Depuis cinq ans, rappelle BFMTV, l'administration teste un dispositif inspiré du secteur privé : la rupture conventionnelle. L'expérimentation, ouverte en 2020 dans la fonction publique d'Etat, territoriale et hospitalière, doit s'achever fin décembre. Mais le ministre de l'Action publique, Laurent Marcangeli, ne cache pas son intention d'en faire un outil permanent. Pour lui, cette voie médiane entre démission et disponibilité qui offre aux agents le droit à l'allocation chômage, «apporte une solution à des situations RH complexes qui ne trouvent pas d'issue». Un rapport remis au Parlement en mars a déjà dressé un bilan favorable, ouvrant la voie à une nouvelle loi pour prolonger la mesure.
Cette perspective suscite toutefois un vif débat. Côté syndicats, le dispositif est perçu comme un outil de mesure du malaise grandissant dans la fonction publique, plus particulièrement dans un secteur. «Les demandes les plus nombreuses sont dans l'Education nationale et toutes ne sont pas forcément validées», constate en effet Mylène Jacquot, secrétaire générale de la CFDT Fonction publique. Luc Farre, de l'Unsa, confirme : «Trois ruptures conventionnelles sur quatre concernent les enseignants». Pour Sophie Vénétitay, du SNES-FSU, il s'agit «d'un bon baromètre de l'état de l'Education nationale» : beaucoup de professeurs sollicitent ce dispositif, faute de meilleures conditions de travail et de rémunération.
Un outil de gestion RH... ou un levier budgétaire ?
Si le gouvernement insiste sur la dimension volontaire de la rupture conventionnelle, les syndicats y voient aussi une arme budgétaire. Dans un contexte de rigueur, l'exécutif cherche à réduire la masse salariale publique. Le Premier ministre François Bayrou a annoncé en juillet la suppression de 3000 postes dès 2025, dans le cadre d'un plan de redressement prévoyant 43,8 milliards d'euros d’économies d'ici à 2026. «On le voit clairement comme un outil qui pourrait permettre de supprimer des postes et de se débarrasser d'un nombre conséquent de fonctionnaires», redoute Sophie Vénétitay.
Au-delà de l'éducation, le succès reste relatif. Entre 2020 et 2022, 4642 ruptures conventionnelles ont été enregistrées dans la fonction publique d'Etat. En revanche, le dispositif peine à décoller dans les versants hospitalier et territorial.

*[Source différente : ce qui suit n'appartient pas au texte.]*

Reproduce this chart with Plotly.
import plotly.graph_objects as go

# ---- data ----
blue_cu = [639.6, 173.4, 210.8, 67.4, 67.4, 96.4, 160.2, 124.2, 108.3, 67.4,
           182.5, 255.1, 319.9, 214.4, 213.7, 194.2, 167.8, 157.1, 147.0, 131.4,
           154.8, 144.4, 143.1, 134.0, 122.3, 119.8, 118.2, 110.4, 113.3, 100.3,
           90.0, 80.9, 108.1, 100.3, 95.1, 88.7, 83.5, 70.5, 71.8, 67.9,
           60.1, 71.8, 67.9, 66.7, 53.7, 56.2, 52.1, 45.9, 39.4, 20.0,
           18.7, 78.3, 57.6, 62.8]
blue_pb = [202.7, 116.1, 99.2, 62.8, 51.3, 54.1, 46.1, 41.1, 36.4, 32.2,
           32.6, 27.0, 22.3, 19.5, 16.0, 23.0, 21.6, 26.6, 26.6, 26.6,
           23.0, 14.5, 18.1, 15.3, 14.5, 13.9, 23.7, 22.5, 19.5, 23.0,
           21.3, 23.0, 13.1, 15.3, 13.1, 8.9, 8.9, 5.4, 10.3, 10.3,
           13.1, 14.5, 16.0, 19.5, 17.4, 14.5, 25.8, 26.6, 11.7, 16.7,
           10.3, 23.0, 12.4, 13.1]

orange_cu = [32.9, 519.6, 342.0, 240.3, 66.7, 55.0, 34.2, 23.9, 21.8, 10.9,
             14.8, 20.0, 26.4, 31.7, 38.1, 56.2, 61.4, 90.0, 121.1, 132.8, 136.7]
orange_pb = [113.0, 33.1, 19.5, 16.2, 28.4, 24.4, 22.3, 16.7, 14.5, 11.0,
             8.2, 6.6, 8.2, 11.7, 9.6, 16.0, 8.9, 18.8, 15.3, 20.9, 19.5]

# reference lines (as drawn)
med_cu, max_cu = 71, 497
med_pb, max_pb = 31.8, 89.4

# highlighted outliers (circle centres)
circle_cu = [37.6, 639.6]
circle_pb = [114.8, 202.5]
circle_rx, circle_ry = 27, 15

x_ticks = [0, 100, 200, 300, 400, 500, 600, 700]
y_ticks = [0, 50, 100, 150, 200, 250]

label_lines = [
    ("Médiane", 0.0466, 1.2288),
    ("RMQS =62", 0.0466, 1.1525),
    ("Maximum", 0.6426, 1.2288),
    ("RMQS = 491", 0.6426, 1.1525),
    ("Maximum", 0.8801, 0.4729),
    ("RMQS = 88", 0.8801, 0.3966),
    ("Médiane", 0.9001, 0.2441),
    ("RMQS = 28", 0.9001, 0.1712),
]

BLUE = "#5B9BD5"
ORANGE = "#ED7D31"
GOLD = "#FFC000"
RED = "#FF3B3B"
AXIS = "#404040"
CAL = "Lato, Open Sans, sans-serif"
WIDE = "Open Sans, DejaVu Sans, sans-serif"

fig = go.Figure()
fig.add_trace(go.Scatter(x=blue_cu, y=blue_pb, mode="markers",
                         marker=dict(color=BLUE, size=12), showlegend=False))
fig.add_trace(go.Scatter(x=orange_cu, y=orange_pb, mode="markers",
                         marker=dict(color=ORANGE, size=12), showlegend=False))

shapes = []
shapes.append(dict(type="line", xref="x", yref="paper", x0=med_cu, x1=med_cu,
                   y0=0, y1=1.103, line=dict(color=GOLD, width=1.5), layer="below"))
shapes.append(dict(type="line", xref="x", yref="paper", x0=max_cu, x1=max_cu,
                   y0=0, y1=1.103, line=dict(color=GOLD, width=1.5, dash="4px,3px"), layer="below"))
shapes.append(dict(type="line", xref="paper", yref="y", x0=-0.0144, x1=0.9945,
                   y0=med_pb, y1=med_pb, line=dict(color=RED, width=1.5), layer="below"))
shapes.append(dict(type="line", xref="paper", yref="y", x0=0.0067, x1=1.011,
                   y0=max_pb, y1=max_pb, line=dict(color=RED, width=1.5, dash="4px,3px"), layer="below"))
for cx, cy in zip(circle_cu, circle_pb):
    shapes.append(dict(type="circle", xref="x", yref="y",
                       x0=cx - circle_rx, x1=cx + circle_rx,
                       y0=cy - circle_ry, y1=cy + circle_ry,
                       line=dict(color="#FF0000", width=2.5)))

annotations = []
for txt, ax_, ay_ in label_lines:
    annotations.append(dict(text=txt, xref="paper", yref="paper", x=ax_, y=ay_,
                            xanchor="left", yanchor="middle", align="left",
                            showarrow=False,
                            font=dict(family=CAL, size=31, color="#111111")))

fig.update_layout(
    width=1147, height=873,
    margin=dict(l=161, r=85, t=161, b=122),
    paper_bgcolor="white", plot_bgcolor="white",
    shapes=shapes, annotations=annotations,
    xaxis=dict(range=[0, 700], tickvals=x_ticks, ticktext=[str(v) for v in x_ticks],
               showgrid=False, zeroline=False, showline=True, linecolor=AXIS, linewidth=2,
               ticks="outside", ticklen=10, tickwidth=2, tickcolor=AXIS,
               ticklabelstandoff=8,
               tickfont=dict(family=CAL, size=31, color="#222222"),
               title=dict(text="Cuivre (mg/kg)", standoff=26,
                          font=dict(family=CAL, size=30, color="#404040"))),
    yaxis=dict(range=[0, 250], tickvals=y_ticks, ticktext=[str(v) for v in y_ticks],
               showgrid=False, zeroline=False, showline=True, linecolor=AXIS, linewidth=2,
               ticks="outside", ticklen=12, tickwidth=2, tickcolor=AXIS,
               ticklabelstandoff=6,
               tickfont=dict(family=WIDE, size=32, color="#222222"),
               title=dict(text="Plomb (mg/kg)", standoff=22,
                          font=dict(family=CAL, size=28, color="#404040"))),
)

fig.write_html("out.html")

La Cour des comptes relève un coût global de 107,6 millions d'euros pour cette période, avec une indemnité moyenne de 20 300 euros.
Des indemnités jugées insuffisantes
Autre source de crispation : le montant des indemnités. Le calcul est lié à l'ancienneté et plafonné, bien en deçà des standards du privé. Ainsi, un agent ayant jusqu'à 10 ans d'ancienneté touche au minimum un quart de mois de salaire brut par année de service. Dans certaines conventions collectives privées, l'équivalent peut atteindre un mois par an, soit une compensation bien plus favorable. De nombreux fonctionnaires hésitent ou renoncent, jugeant le dispositif peu attractif. «Malgré les demandes nombreuses, toutes ne sont pas acceptées et certains agents ont laissé tomber vu la faiblesse des indemnités», confirme Luc Farre. L'exécutif devra donc trouver un équilibre : pérenniser un outil de flexibilité sans en faire un instrument de rigueur budgétaire, ni aggraver la défiance des fonctionnaires déjà confrontés à la dégradation de leurs conditions de travail.